The American Writer and the Great Depression (1966), edited by Harvey Swados, is another book one won't find Tarkington in. He had nothing much to say about an economic calamity that was undoing only a smoky prosperity he hadn't liked to begin with. Everything significant he'd had to utter was already sealed inside those small, boxy, wide-ruled books of the teens and the twenties—even as he lived and kept writing through World War II.

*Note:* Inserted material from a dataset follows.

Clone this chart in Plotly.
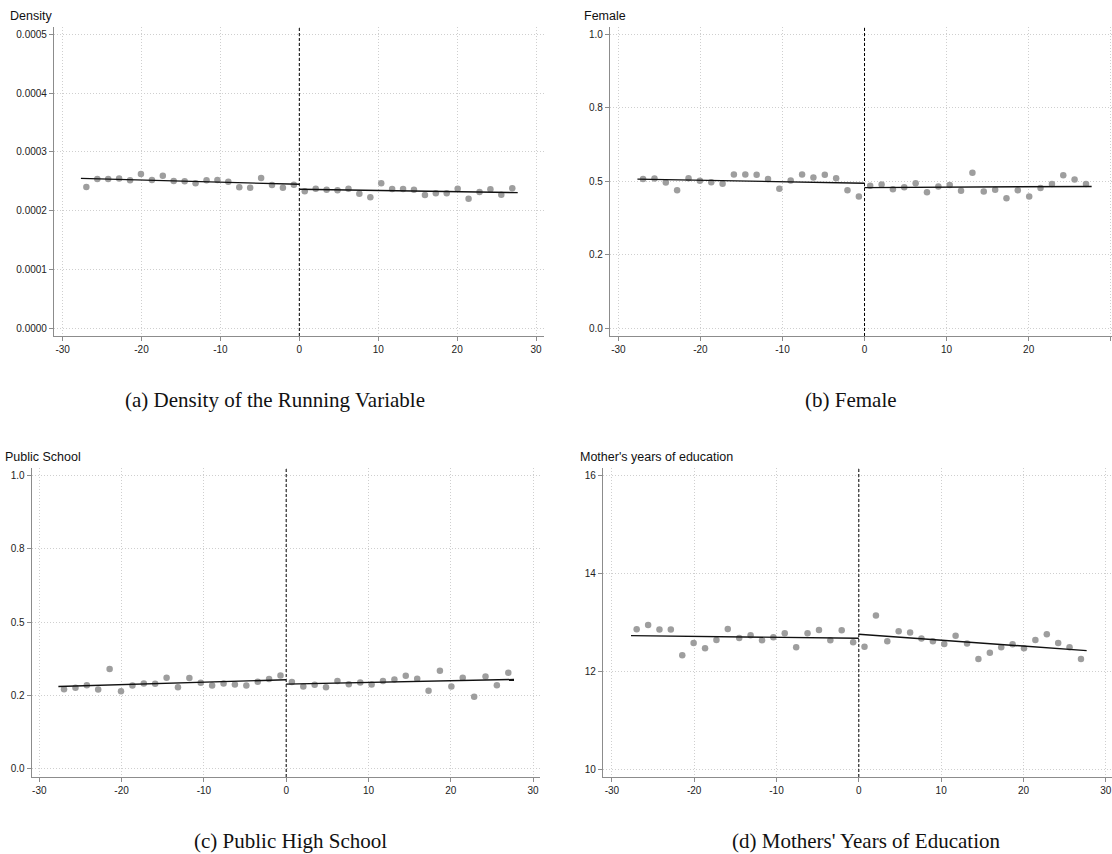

He retains the value of exact social detailing (this writer who can remind us of an age when widows consoled themselves with "In Memoriam" and a moment when the term "living room" seemed as coarse as "lifestyle"), but the twin peaks of Alice Adams and The Magnificent Ambersons make us understand how typically limited was his reach. A half century has passed since Woodress tried propping him up with some female company that has enjoyed a better critical afterlife than he: "With Cather, Glasgow, Wharton, and other older novelists still active," the biographer wrote, Tarkington "went on recording honestly the life he observed from his somewhat detached vantage point." Perhaps as good a local colorist as Glasgow, Tarkington lacked the great steady artistry of Cather and the more flashy sort of Wharton—either of which might have left him a writer with much still to say to us. One senses that he knew it would be so—knew that the more adaptable aspects of his American place and time would find later, living avatars, while his books got trapped in time's amber. The implacable optimism of Dan Oliphant, his "Midlander," would be carried into our own day by someone like Ronald Reagan, of Dixon, Illinois—whereas the Manhattan General Society Library's copy of The Midlander, prior to my borrowing it for this essay, was last due back on December 21, 1925.